See also: Inside Intel’s Chip Factory, I Saw the Future. It’s Plain Old Glass

Those and other technology demonstrations bode well for a company that struggled for years, according to CCS Insight analyst James Sanders. “You can definitely tell there is a vibe again that Intel is an engineering-led company again,” Sanders said. “That’s the image they need to portray after years being run by accountants.”

CEO Pat Gelsinger holds a wafer built with the Intel 18A manufacturing process CEO Pat Gelsinger holds a wafer built with the Intel 18A manufacturing process

At the Intel Innovation conference, CEO Pat Gelsinger holds a wafer built with the Intel 18A manufacturing process the company hopes will restore its chipmaking leadership.

Stephen Shankland/CNET

Intel also showed off new Xeon processors for the giant data centers that keep tech giants’ cloud computing services humming, announced that Stability.ai will purchase its Gaudi AI accelerators, and touted new glass substrate technology it expects will make processors faster, more power efficient and larger later in the decade. 

AI processors are the biggest processors around, and demand has surged with the explosion in interest in generative AI technology. Intel competitor Nvidia has been the chief beneficiary, but Intel announced Stability.ai, a generative AI imagery company, will buy a Gaudi-based AI supercomputer with Xeon processors overseeing 4,000 Gaudi AI accelerators.

New steps in Intel chip fabrication

Intel is catching up to its rivals in one chipmaking area, the use of extreme ultraviolet light (EUV) to etch finer features onto silicon wafers. It expects to be ahead, at least a little bit, with the next advancement, called high numeric aperture (high NA) EUV.

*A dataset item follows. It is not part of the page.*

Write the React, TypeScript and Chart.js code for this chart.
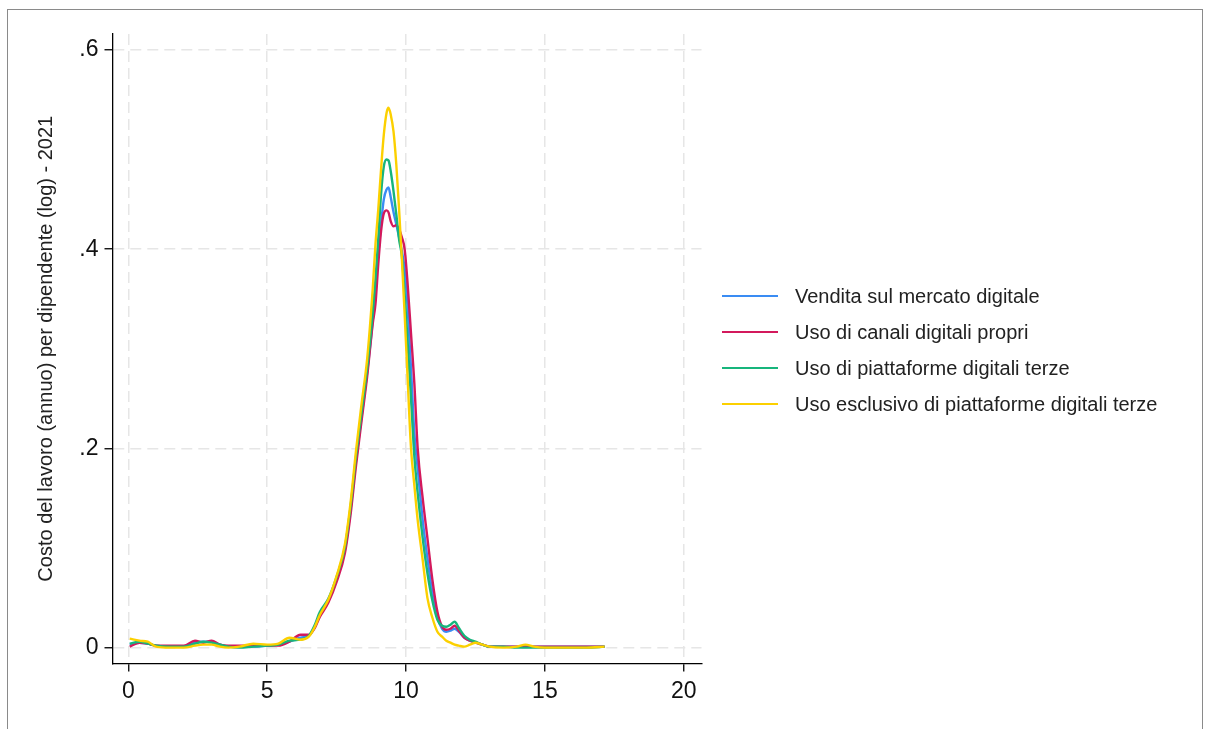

That should let chipmakers inscribe even smaller features and fit more transistor circuitry onto a processor. But the higher detail with the more advanced EUV process comes at a cost: the maximum size of processor it can make is half the size as with regular EUV. That’s mostly an issue with large processors like AI accelerators, and processor makers can bundle several “chiplets” into one package to compensate.

Intel expects to get the first EUV machine for high-volume chipmaking at the tail end of 2023, Gelsinger said. The sole supplier is Dutch company ASML. Its Intel 18A process could use high NA, but 18A chips also could be made with conventional EUV and more steps in the manufacturing process.